For something altogether un-Armenian, but often a welcome treat, the diner-style Factory (Pushkin Street) has possibly the finest selection of freshly prepared burgers in Yerevan, if not the whole Caucasus (mains from 3,370 Armenian dram [Dh30]).
A 21st century addition to Yerevan's inner city is the pristine, sand-coloured North Avenue, a multi-million-dollar project that counters much of Soviet-era architecture and is somewhat reminiscent of Beirut's revamped Central District. Already bustling with the likes of Burberry along with several local boutiques, this thoroughfare is rapidly becoming the city's high-end fashion district.
Elsewhere, the Vernissage flea market is fantastic spot for a few hours of nosying through someone's old (and generally inexpensive) mementoes from the Soviet era (mainly badges, watches and posters) along with equally cheap handicrafts and souvenirs.
What to avoid
There's not a great deal to worry about in Yerevan, with crime almost non-existent.
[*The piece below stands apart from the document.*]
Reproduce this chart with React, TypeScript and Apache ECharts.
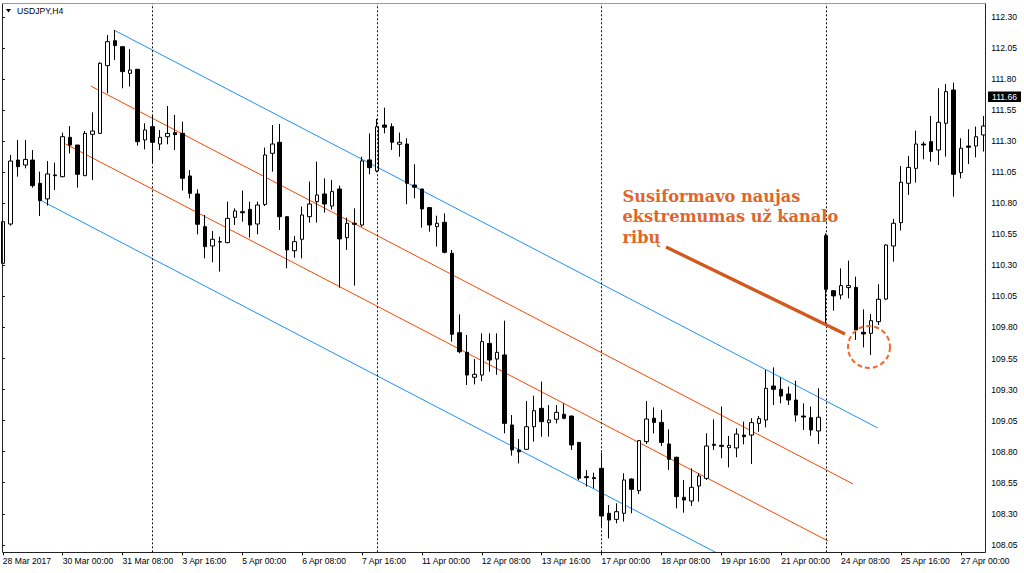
import React, { useEffect, useRef } from "react";
import * as echarts from "echarts";

// ---- data (USDJPY, H4) ----
const TICK_LABELS = [
  "28 Mar 2017", "30 Mar 00:00", "31 Mar 08:00", "3 Apr 16:00", "5 Apr 00:00",
  "6 Apr 08:00", "7 Apr 16:00", "11 Apr 00:00", "12 Apr 08:00", "13 Apr 16:00",
  "17 Apr 00:00", "18 Apr 08:00", "19 Apr 16:00", "21 Apr 00:00", "24 Apr 08:00",
  "25 Apr 16:00", "27 Apr 00:00",
];
const BARS_PER_LABEL = 8;

const OPEN = [
  110.316, 110.633, 111.148, 111.108, 111.148, 110.961, 110.835, 111.028, 111.014, 111.331,
  111.269, 111.022, 111.355, 111.363, 111.908, 112.109, 112.061, 111.846, 111.879, 111.310,
  111.417, 111.277, 111.336, 111.369, 111.363, 111.020, 110.875, 110.612, 110.456, 110.491,
  110.483, 110.687, 110.732, 110.751, 110.633, 110.791, 111.202, 111.291, 110.692, 110.418,
  110.510, 110.692, 110.813, 110.875, 110.778, 110.915, 110.523, 110.639, 110.625, 111.149,
  111.060, 111.430, 111.417, 111.275, 111.277, 110.947, 110.915, 110.765, 110.612, 110.647,
  110.397, 109.758, 109.600, 109.399, 109.417, 109.672, 109.546, 109.579, 109.015, 108.814,
  108.819, 109.001, 109.149, 109.034, 109.061, 109.101, 109.087, 108.875, 108.599, 108.591,
  108.666, 108.304, 108.255, 108.304, 108.580, 108.486, 108.881, 109.069, 109.036, 108.862,
  108.755, 108.433, 108.403, 108.524, 108.585, 108.859, 108.851, 108.832, 108.830, 108.934,
  108.934, 109.028, 109.055, 109.329, 109.302, 109.264, 109.216, 109.087, 109.074, 108.967,
  110.539, 110.096, 110.062, 110.121, 110.123, 109.761, 109.753, 109.847, 110.029, 110.456,
  110.644, 110.961, 111.081, 111.277, 111.296, 111.229, 111.444, 111.712, 111.047, 111.261,
  111.261, 111.350,
];
const HIGH = [
  110.665, 111.189, 111.310, 111.310, 111.229, 111.055, 111.140, 111.127, 111.369, 111.422,
  111.269, 111.382, 111.532, 111.935, 112.155, 112.195, 112.061, 112.042, 111.879, 111.444,
  111.511, 111.390, 111.583, 111.511, 111.457, 111.068, 110.912, 110.706, 110.577, 110.531,
  110.813, 110.759, 110.902, 110.813, 110.813, 111.248, 111.430, 111.438, 110.692, 110.537,
  110.773, 110.974, 111.135, 111.001, 110.988, 110.942, 110.684, 110.759, 111.175, 111.363,
  111.479, 111.570, 111.444, 111.369, 111.323, 111.114, 110.915, 110.770, 110.700, 110.719,
  110.424, 109.906, 109.740, 109.546, 109.753, 109.753, 109.753, 109.855, 109.095, 108.902,
  109.208, 109.251, 109.364, 109.176, 109.176, 109.189, 109.090, 108.875, 108.653, 108.631,
  108.792, 108.371, 108.384, 108.626, 108.585, 108.894, 109.208, 109.157, 109.136, 108.980,
  108.760, 108.572, 108.666, 108.626, 108.948, 109.061, 109.163, 108.926, 108.988, 109.042,
  109.069, 109.087, 109.458, 109.479, 109.399, 109.324, 109.372, 109.189, 109.163, 109.310,
  110.558, 110.100, 110.276, 110.338, 110.209, 109.946, 109.909, 110.148, 110.470, 110.674,
  111.100, 111.181, 111.385, 111.296, 111.503, 111.726, 111.761, 111.771, 111.323, 111.396,
  111.417, 111.503,
];
const LOW = [
  110.169, 110.620, 111.014, 111.081, 110.926, 110.698, 110.781, 110.907, 111.009, 111.202,
  110.926, 111.020, 110.987, 111.358, 111.685, 111.954, 111.726, 111.739, 111.264, 111.234,
  111.121, 111.229, 111.275, 111.229, 110.902, 110.840, 110.550, 110.357, 110.325, 110.250,
  110.478, 110.625, 110.652, 110.523, 110.550, 110.778, 111.055, 110.585, 110.276, 110.362,
  110.357, 110.644, 110.644, 110.725, 110.751, 110.121, 110.424, 110.137, 110.612, 111.033,
  111.049, 111.363, 111.229, 111.175, 110.792, 110.840, 110.604, 110.572, 110.451, 110.397,
  109.686, 109.592, 109.337, 109.342, 109.369, 109.444, 109.420, 108.948, 108.768, 108.706,
  108.814, 108.881, 108.921, 108.921, 109.028, 109.061, 108.814, 108.572, 108.518, 108.505,
  108.196, 108.102, 108.223, 108.237, 108.304, 108.459, 108.862, 108.948, 108.846, 108.653,
  108.344, 108.309, 108.363, 108.398, 108.572, 108.814, 108.747, 108.674, 108.755, 108.859,
  108.701, 108.961, 108.996, 109.176, 109.189, 109.176, 109.042, 108.975, 108.929, 108.862,
  109.836, 109.935, 110.027, 110.035, 109.699, 109.640, 109.578, 109.820, 110.020, 110.330,
  110.580, 110.867, 110.966, 111.154, 111.135, 111.108, 111.175, 110.853, 111.001, 111.116,
  111.170, 111.216,
];
const CLOSE = [
  110.652, 111.140, 111.095, 111.153, 110.942, 110.821, 111.036, 111.022, 111.336, 111.269,
  111.033, 111.363, 111.382, 111.927, 112.101, 112.069, 111.860, 111.873, 111.296, 111.390,
  111.291, 111.331, 111.363, 111.353, 111.001, 110.880, 110.631, 110.451, 110.510, 110.488,
  110.679, 110.738, 110.724, 110.625, 110.786, 111.189, 111.277, 110.692, 110.424, 110.491,
  110.706, 110.794, 110.867, 110.794, 110.894, 110.513, 110.639, 110.631, 111.141, 111.087,
  111.417, 111.412, 111.291, 111.291, 110.961, 110.929, 110.754, 110.625, 110.639, 110.405,
  109.745, 109.605, 109.417, 109.423, 109.686, 109.538, 109.600, 109.028, 108.814, 108.800,
  109.001, 109.130, 109.042, 109.055, 109.117, 109.069, 108.854, 108.586, 108.591, 108.583,
  108.282, 108.250, 108.317, 108.572, 108.497, 108.889, 109.063, 109.036, 108.875, 108.739,
  108.438, 108.411, 108.513, 108.604, 108.846, 108.851, 108.843, 108.851, 108.942, 108.921,
  109.034, 109.066, 109.310, 109.302, 109.248, 109.216, 109.095, 109.079, 108.975, 109.077,
  110.107, 110.054, 110.137, 110.137, 109.780, 109.748, 109.855, 110.027, 110.464, 110.639,
  110.969, 111.089, 111.277, 111.269, 111.216, 111.452, 111.699, 111.033, 111.243, 111.251,
  111.336, 111.422,
];

const PRICE_TICKS = [
  108.05, 108.3, 108.55, 108.8, 109.05, 109.3, 109.55, 109.8, 110.05,
  110.3, 110.55, 110.8, 111.05, 111.3, 111.55, 111.8, 112.05, 112.3,
];
const PRICE_MIN = 107.99;
const PRICE_MAX = 112.41;
const CURRENT_PRICE = "111.66";
const SYMBOL_TITLE = "USDJPY,H4";

// week separators (bar index of Monday 00:00)
const SEPARATOR_BARS = [20, 50, 80, 110];

// channel lines: [barIndex, price] start and end
const BLUE_UPPER = [[15, 112.19], [116.9, 108.991]];
const RED_UPPER = [[11.74, 111.744], [113.6, 108.54]];
const RED_LOWER = [[8.4, 111.277], [110.25, 108.081]];
const BLUE_LOWER = [[5.2, 110.819], [107.0, 107.62]];

const NOTE_LINES = ["Susiformavo naujas", "ekstremumas už kanalo", "ribų"];

export default function App() {
  const ref = useRef<HTMLDivElement>(null);

  useEffect(() => {
    document.body.style.margin = "0";
    if (!ref.current) return;
    const chart = echarts.init(ref.current, null, { renderer: "svg" });
    const n = OPEN.length;
    const categories = OPEN.map((_, i) => String(i));
    const candles = OPEN.map((o, i) => [o, CLOSE[i], LOW[i], HIGH[i]]);
    const axisFont = { fontFamily: "Liberation Sans", fontSize: 8.6, color: "#000" };

    const gridLeft = 2.8;
    const gridTop = 3.3;
    const gridWidth = 980.5;
    const gridHeight = 549;

    const channel = (data: number[][], color: string, extra: any = {}) => ({
      type: "line",
      xAxisIndex: 1,
      yAxisIndex: 0,
      data,
      symbol: "none",
      silent: true,
      z: 2,
      lineStyle: { color, width: 1 },
      ...extra,
    });

    const option: any = {
      animation: false,
      backgroundColor: "#ffffff",
      grid: {
        left: gridLeft,
        top: gridTop,
        width: gridWidth,
        height: gridHeight,
        containLabel: false,
        outerBoundsMode: "none",
      },
      xAxis: [
        {
          type: "category",
          data: categories,
          boundaryGap: false,
          axisLine: { show: false },
          axisTick: {
            show: true,
            interval: (i: number) => i % BARS_PER_LABEL === 0,
            length: 3,
            lineStyle: { color: "#000", width: 1 },
          },
          axisLabel: {
            interval: (i: number) => i % BARS_PER_LABEL === 0,
            formatter: (_v: string, i: number) =>
              i % BARS_PER_LABEL === 0 ? TICK_LABELS[i / BARS_PER_LABEL] ?? "" : "",
            align: "left",
            margin: 4,
            ...axisFont,
          },
          splitLine: { show: false },
        },
        {
          type: "value",
          min: 0,
          max: n - 1,
          show: false,
          gridIndex: 0,
        },
      ],
      yAxis: {
        type: "value",
        min: PRICE_MIN,
        max: PRICE_MAX,
        position: "right",
        offset: 3,
        scale: true,
        axisLine: { show: false },
        splitLine: { show: false },
        axisTick: {
          show: true,
          customValues: PRICE_TICKS,
          length: 2,
          lineStyle: { color: "#000", width: 1 },
        },
        axisLabel: {
          customValues: PRICE_TICKS,
          formatter: (v: number) => v.toFixed(2),
          margin: 5,
          ...axisFont,
        },
      },
      series: [
        channel(BLUE_UPPER, "#1E90FF", {
          markLine: {
            silent: true,
            symbol: ["none", "none"],
            label: { show: false },
            lineStyle: { color: "#111", type: [2, 2], width: 1 },
            data: SEPARATOR_BARS.map((b) => ({ xAxis: b })),
          },
        }),
        channel(RED_UPPER, "#FF4500"),
        channel(RED_LOWER, "#FF4500"),
        channel(BLUE_LOWER, "#1E90FF"),
        {
          type: "candlestick",
          xAxisIndex: 0,
          yAxisIndex: 0,
          data: candles,
          barWidth: 4,
          z: 3,
          itemStyle: {
            color: "#ffffff",
            color0: "#000000",
            borderColor: "#000000",
            borderColor0: "#000000",
            borderColorDoji: "#000000",
            borderWidth: 1,
          },
        },
      ],
      graphic: [
        {
          type: "rect",
          silent: true,
          z: 50,
          shape: { x: 2.5, y: 3.5, width: 983, height: 549 },
          style: { fill: "none", stroke: "#222", lineWidth: 1 },
        },
        {
          type: "line",
          silent: true,
          z: 51,
          shape: { x1: 2.5, y1: 3.5, x2: 985.5, y2: 3.5 },
          style: { stroke: "#9a9a9a", lineWidth: 1 },
        },
        {
          type: "polygon",
          silent: true,
          z: 52,
          shape: { points: [[6, 9], [11, 9], [8.5, 12.5]] },
          style: { fill: "#000" },
        },
        {
          type: "text",
          silent: true,
          z: 52,
          x: 17,
          y: 11,
          style: {
            text: SYMBOL_TITLE,
            fill: "#000",
            font: "8.6px 'Liberation Sans'",
            verticalAlign: "middle",
          },
        },
        {
          type: "rect",
          silent: true,
          z: 52,
          shape: { x: 988, y: 91.5, width: 33, height: 10.5 },
          style: { fill: "#000" },
        },
        {
          type: "text",
          silent: true,
          z: 53,
          x: 1004.5,
          y: 96.8,
          style: {
            text: CURRENT_PRICE,
            fill: "#fff",
            font: "8.6px 'Liberation Sans'",
            align: "center",
            verticalAlign: "middle",
          },
        },
        ...NOTE_LINES.map((t, k) => ({
          type: "text",
          silent: true,
          z: 60,
          x: 622.5,
          y: 196 + k * 20.8,
          style: {
            text: t,
            fill: "#e0652a",
            font: "bold 16.2px 'DejaVu Serif'",
            verticalAlign: "middle",
          },
        })),
        {
          type: "line",
          silent: true,
          z: 60,
          shape: { x1: 666, y1: 247, x2: 845, y2: 334 },
          style: { stroke: "#d2581c", lineWidth: 3.3 },
        },
        {
          type: "circle",
          silent: true,
          z: 60,
          shape: { cx: 869, cy: 347, r: 21 },
          style: { fill: "none", stroke: "#f26a2a", lineWidth: 2, lineDash: [5, 3] },
        },
      ],
    };

    chart.setOption(option);
    return () => chart.dispose();
  }, []);

  return <div ref={ref} style={{ width: 1024, height: 573, background: "#fff" }} />;
}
However, there have been reports of pickpockets lurking around the Vernissage market, so it's worth putting your valuables out of easy reach there.
Also, while taxis are inexpensive and most work on a meter, for longer journeys it's best to negotiate a fare beforehand to avoid any confusion at the journey's end. At the airport, ignore the "official" airport taxis and flag down a city taxi that has just dropped people off - it'll cost you about a quarter of the price.
About 30 minutes' drive out of the city lies Khor Virap, an ancient and hugely popular monastery and pilgrimage site in Armenia. In the third century, Saint Gregory was imprisoned underground here for 13 years (you can climb down to inspect his cramped cell) before he led Armenia to become the world's first country to adopt Christianity as its primary religion. Despite its theological and historical significance, at just 100 metres from the Turkish border, Khor Virap (which literally means "deep well") offers some unparalleled views of the snow-capped Mount Ararat in the distance. Just try to get there on a sunny day.
FlyDubai (www.flydubai.com) flies to Yerevan three times a week. A return costs from Dh1,822, including taxes.